The Good, The Bad, and The Ugly About Contract Sales!

This is your opportunity to learn how a typical real estate investing in underserved communities does social good, by generating multiple revenue streams for investors. TruPodcast series host and investor Ryan DeMent candidly shares his personal experiences and current industry insight that you won't find elsewhere. Let's get right to it. Ryan DeMent here from TruVest.

Hope you're having a great day. Today's topic owner financing contracts. I have to say I'm fired up because I get anywhere between five to 10 calls a week on contracts and guess what? They're worthless. And the reason why is because they're not recorded. They don't give you any type of home ownership. If that contract that's put in writing and it's not recorded with your county assessors office and you become the actual owner of the property, you're getting no benefits.

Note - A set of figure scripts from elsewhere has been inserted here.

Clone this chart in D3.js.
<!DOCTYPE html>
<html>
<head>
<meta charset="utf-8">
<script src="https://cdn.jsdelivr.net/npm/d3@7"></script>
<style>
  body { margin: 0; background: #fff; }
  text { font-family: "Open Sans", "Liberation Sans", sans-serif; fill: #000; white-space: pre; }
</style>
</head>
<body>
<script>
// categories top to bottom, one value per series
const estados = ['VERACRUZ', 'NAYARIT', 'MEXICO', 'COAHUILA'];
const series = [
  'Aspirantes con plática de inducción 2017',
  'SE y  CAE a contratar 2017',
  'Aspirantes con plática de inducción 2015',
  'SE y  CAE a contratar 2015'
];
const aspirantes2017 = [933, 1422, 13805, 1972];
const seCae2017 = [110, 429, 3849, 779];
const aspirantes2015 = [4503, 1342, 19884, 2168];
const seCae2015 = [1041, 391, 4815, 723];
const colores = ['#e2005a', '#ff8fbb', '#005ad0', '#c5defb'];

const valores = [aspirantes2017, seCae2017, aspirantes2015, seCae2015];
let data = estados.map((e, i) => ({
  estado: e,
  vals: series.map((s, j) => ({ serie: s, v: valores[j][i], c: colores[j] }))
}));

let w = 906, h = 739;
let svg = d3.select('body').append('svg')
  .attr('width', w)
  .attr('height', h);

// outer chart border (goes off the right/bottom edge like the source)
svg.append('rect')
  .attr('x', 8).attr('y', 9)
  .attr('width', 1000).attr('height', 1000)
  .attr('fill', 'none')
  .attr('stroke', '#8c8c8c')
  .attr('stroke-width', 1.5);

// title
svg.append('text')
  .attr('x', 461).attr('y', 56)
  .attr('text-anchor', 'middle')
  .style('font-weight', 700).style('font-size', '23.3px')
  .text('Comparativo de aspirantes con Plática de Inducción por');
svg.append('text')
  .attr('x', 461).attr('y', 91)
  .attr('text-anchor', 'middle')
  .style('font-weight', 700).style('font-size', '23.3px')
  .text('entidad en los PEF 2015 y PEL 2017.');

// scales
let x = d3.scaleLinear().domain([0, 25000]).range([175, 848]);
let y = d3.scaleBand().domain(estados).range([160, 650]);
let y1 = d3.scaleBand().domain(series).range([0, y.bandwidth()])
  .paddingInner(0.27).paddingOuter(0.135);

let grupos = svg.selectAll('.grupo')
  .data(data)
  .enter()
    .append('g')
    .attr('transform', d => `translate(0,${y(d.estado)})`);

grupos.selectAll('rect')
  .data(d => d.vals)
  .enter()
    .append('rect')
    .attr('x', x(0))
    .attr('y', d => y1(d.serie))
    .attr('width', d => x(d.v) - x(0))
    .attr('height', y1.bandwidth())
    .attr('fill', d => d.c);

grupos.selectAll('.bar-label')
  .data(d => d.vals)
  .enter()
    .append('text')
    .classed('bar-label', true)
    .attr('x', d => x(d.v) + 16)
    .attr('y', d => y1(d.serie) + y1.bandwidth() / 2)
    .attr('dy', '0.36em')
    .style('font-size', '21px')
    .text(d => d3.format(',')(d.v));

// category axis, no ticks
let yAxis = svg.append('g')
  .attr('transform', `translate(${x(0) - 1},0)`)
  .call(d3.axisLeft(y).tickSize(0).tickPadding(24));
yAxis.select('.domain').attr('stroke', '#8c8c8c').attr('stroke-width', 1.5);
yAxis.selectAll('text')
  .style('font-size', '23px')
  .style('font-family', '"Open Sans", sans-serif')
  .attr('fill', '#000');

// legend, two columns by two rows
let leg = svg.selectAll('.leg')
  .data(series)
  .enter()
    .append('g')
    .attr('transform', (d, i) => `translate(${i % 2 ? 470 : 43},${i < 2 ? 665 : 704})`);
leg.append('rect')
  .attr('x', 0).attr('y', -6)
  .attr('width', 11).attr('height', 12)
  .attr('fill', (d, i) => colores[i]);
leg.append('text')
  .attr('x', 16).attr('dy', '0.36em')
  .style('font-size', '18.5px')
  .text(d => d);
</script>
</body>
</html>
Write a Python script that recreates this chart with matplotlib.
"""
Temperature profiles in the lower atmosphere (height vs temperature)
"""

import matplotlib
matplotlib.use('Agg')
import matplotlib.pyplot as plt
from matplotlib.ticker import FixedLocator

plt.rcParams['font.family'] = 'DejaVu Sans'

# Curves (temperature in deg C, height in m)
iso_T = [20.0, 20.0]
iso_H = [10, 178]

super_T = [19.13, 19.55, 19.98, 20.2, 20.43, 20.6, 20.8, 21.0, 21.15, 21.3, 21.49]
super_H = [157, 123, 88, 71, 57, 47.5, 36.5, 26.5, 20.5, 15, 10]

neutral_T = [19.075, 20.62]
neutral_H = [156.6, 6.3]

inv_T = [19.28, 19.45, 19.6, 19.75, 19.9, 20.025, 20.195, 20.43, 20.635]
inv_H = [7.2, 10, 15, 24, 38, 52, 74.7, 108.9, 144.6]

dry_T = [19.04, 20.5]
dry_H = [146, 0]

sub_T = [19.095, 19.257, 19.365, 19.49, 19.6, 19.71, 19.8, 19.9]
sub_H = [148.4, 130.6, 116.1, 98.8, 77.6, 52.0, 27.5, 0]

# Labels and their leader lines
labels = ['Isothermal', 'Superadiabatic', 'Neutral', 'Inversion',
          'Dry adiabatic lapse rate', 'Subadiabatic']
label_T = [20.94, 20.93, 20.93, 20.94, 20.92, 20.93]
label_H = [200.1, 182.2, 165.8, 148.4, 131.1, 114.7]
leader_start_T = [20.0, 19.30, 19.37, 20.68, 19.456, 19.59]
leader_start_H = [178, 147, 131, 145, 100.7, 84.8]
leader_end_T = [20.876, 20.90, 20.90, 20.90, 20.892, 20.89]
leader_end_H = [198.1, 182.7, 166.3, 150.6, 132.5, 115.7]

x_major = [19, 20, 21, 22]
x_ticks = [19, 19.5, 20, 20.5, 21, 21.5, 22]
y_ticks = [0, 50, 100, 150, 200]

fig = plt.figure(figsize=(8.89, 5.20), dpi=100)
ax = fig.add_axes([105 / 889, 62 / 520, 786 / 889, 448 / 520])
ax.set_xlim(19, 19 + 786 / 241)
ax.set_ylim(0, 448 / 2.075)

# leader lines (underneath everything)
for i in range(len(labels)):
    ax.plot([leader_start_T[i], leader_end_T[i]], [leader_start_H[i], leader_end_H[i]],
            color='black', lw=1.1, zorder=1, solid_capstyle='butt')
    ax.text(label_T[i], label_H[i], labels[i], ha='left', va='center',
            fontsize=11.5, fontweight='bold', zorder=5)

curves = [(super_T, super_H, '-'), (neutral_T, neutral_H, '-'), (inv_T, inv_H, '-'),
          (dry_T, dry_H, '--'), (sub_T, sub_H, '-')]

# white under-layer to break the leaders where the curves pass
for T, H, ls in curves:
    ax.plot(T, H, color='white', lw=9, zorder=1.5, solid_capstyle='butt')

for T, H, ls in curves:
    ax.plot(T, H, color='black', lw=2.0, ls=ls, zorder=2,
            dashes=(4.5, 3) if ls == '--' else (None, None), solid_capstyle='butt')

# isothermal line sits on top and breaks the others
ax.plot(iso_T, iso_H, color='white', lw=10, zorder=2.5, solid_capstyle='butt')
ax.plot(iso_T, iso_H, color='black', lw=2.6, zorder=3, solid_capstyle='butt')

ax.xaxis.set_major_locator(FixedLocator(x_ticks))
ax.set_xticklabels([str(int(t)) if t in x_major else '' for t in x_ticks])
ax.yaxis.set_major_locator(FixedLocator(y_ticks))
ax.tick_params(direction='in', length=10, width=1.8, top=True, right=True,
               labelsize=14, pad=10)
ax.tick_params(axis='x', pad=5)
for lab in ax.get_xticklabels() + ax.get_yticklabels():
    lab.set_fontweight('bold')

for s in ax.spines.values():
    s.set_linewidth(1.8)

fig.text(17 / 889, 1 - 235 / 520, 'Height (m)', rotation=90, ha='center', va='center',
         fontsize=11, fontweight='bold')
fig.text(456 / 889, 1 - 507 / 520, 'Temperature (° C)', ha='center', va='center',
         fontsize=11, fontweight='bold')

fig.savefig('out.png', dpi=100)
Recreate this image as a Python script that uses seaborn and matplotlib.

And the other piece of it is probably 90% of the contracts that are recorded or put together don't even get reported to your credit.

So that balloon came that you have 12 to 24 months down the road. Guess what? You have to go get a real mortgage from a bank that potentially is not going to actually finance you because your credit is not good. So why do you want to do a contract? Good question. I don't have an answer, but I can tell you this. If a contract is done right, it should benefit you. It should one list you as the owner. Two, it should be serviced by a mortgage entity to where you send your payments to three, it's reported to the credit bureaus. So you get positive and negative tradelines for your payment history and the fourth, you should be able to write off the mortgage interest on that property when you're making those payments annually.